Luego, sin previo aviso, el cuerpo de Gustofson resbaló del váter y se desplomó. Su cabeza aplastada golpeó las baldosas. Me mordí el puño para no gritar al ver que sus ojos muertos me miraban desde el suelo, su cuerpo horriblemente contorsionado.

Cerré los ojos, retrocedí, sentí que me desmayaba.

Había visto un muerto en otra ocasión, una vez que visité la oficina del forense en Bend para un artículo que estaba escribiendo. También entonces me dieron ganas de vomitar. La forense, una mujer sorprendentemente joven y atractiva llamada Grace, se echó a reír.

– No pienses en el cadáver como si fuera una persona -dijo-. Sólo es un cascarón, un caparazón vacío. El alma se ha ido.

Aquello me ayudó un poco. Pero no mucho.

Abrí suavemente la puerta. Tranquilo, Henry. No es más que un cascarón. Un trozo de carne con ojos.

Eché un vistazo al cadáver. Gustofson era culturista aficionado, además de fotógrafo. Siempre lo fotografiaban en las fiestas de la alta sociedad, enlazando con sus brazos gigantescos a la top model del momento. Noté por las cicatrices de acné de sus mejillas y su poco pelo que últimamente había recurrido a los anabolizantes. Hans Gustofson había sido un cronista destacado de la experiencia humana y ahora allí estaba, muerto en su cuarto de baño. ¿Y para qué?

Miré la herida de su frente. El golpe mortal. Sacudiéndome el espanto, me centré en los hechos. Intenté distanciarme.

Curiosamente, el armario de las medicinas estaba intacto. Era la única parte de la casa que no parecía haber sufrido daños.

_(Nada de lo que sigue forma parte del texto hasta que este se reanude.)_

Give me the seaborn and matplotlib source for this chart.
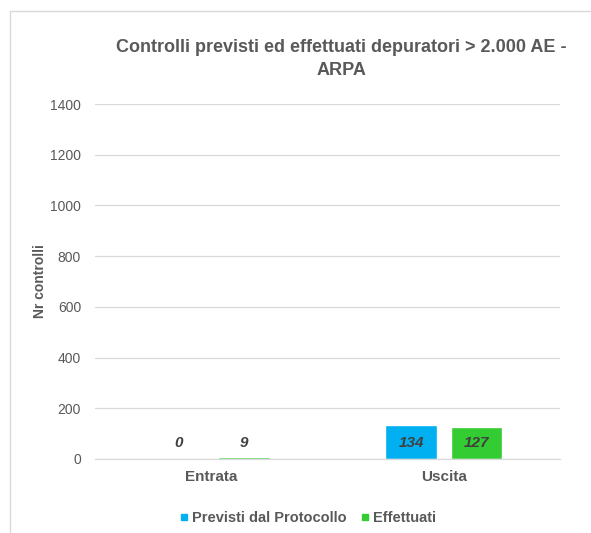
import matplotlib
matplotlib.use("Agg")
import matplotlib.pyplot as plt
from matplotlib.lines import Line2D
import seaborn as sns
import pandas as pd

categories = ["Entrata", "Uscita"]
series = ["Previsti dal Protocollo", "Effettuati"]
previsti = [0, 134]
effettuati = [9, 127]
yticks = [0, 200, 400, 600, 800, 1000, 1200, 1400]

title = "Controlli previsti ed effettuati depuratori > 2.000 AE -\nARPA"
ylabel = "Nr controlli"

colors = ["#00B0F0", "#33CC33"]
text_grey = "#595959"
grid_grey = "#D9D9D9"

sns.set_theme(style="white")
plt.rcParams["font.family"] = ["Liberation Sans", "DejaVu Sans"]

df = pd.DataFrame({
    "Categoria": categories * 2,
    "Serie": [series[0]] * len(categories) + [series[1]] * len(categories),
    "Valore": previsti + effettuati,
})

fig = plt.figure(figsize=(5.91, 5.33), dpi=100)
ax = fig.add_axes([95 / 591, 1 - 459 / 533, 465 / 591, 355 / 533])

sns.barplot(data=df, x="Categoria", y="Valore", hue="Serie",
            order=categories, hue_order=series, palette=colors,
            width=0.56, gap=0.21, saturation=1, ax=ax, legend=False,
            errorbar=None)

ax.set_ylim(0, 1400)
ax.set_xlim(-0.5, 1.5)
ax.set_yticks(yticks)
ax.set_yticklabels([str(v) for v in yticks], fontsize=10, color=text_grey)
ax.yaxis.grid(True, color=grid_grey, linewidth=0.9)
ax.set_axisbelow(True)
for s in ["top", "right", "left"]:
    ax.spines[s].set_visible(False)
ax.spines["bottom"].set_color(grid_grey)
ax.spines["bottom"].set_linewidth(0.9)
ax.tick_params(axis="both", length=0, pad=10)
ax.tick_params(axis="x", pad=8)
for lbl in ax.get_xticklabels():
    lbl.set_fontsize(11)
    lbl.set_fontweight("bold")
    lbl.set_color(text_grey)
ax.set_xlabel("")
ax.set_ylabel(ylabel, fontsize=10, fontweight="bold", color=text_grey, labelpad=2)

# value labels near the base of each bar
for container, vals in zip(ax.containers, [previsti, effettuati]):
    for patch, v in zip(container, vals):
        xc = patch.get_x() + patch.get_width() / 2
        ax.annotate(str(v), (xc, 0), xytext=(0, 11.5), textcoords="offset points",
                    ha="center", va="center", fontsize=11, fontweight="bold",
                    fontstyle="italic", color="#404040")

fig.text(341 / 591, 1 - 59 / 533, title, ha="center", va="center",
         fontsize=13, fontweight="bold", color=text_grey, linespacing=1.45)

handles = [Line2D([], [], marker="s", linestyle="none", markersize=5,
                  markerfacecolor=c, markeredgecolor=c) for c in colors]
fig.legend(handles, series, loc="center", bbox_to_anchor=(307 / 591, 1 - 518 / 533),
           ncol=2, frameon=False, handletextpad=0.1, columnspacing=0.9,
           prop={"size": 10.5, "weight": "bold"}, labelcolor=text_grey,
           handlelength=0.8)

# chart frame
fig.add_artist(Line2D([10 / 591, 10 / 591, 1.0], [0.0, 1 - 11 / 533, 1 - 11 / 533],
                      transform=fig.transFigure, color=grid_grey, linewidth=1))

fig.savefig("out.png", dpi=100, facecolor="white")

Ello sólo podía significar que o bien el asesino había encontrado lo que buscaba, o que lo que buscaba era demasiado grande para caber en un espacio tan pequeño. Pero la pregunta seguía siendo ¿por qué había ido a morir allí un hombre gravemente herido?

– Oh, Dios mío -Amanda estaba al otro lado de la puerta del cuarto de baño, tapándose la boca y la nariz con la mano-. ¿Es…?

– Sí -dije-. Lleva muerto algún tiempo.

– Parece que nadie se ha dado cuenta -dijo con voz cargada de mala conciencia, distanciándose del crimen y concentrándose en los hechos. Igual que yo. Aquello te permitía ver la historia desde un ángulo más amplio. Era un subproducto del periodismo. En aquel momento, era lo único a lo que podía recurrir para no derrumbarme.

– Pero ¿por qué venir aquí? -preguntó Amanda.

– Bueno, cuando tienes que ir, tienes que… -dejé la broma sin acabar. No era el momento.

– Si te estás muriendo -dijo Amanda-, si tu vida está a punto de acabar, tiene que haber una razón para venir aquí si no es para pedir ayuda. No hay teléfono. Es como si hubiera querido comprobar algo.

– Quizá sabía que quien le había atacado no había buscado en el baño. Piénsalo. Estás tendido en el suelo. Alguien acaba de herirte de muerte con una barra de hierro y estás ahí tendido, muriéndote, mientras te destroza la casa. ¿Qué puede ser tan importante como para no intentar pedir socorro y ponerte a buscarlo?

– El paquete -dijo Amanda-. Lo que buscaban DiForio y ese hombre de negro. Quizás era eso. Puede que el asesino no lo encontrara. ¿Crees que esto lo ha hecho ese loco que nos encontró en San Luis?

– Puede ser. Sería lógico. Pero no lo sé, la verdad.

El paquete. La razón por la que John Fredrickson había atacado a los Guzmán. El que los periódicos suponían que yo había robado. Por el que un desconocido intentaba matarme. El que la policía pensaba que yo escondía. Gustofson lo tenía y su asesino no había logrado encontrarlo.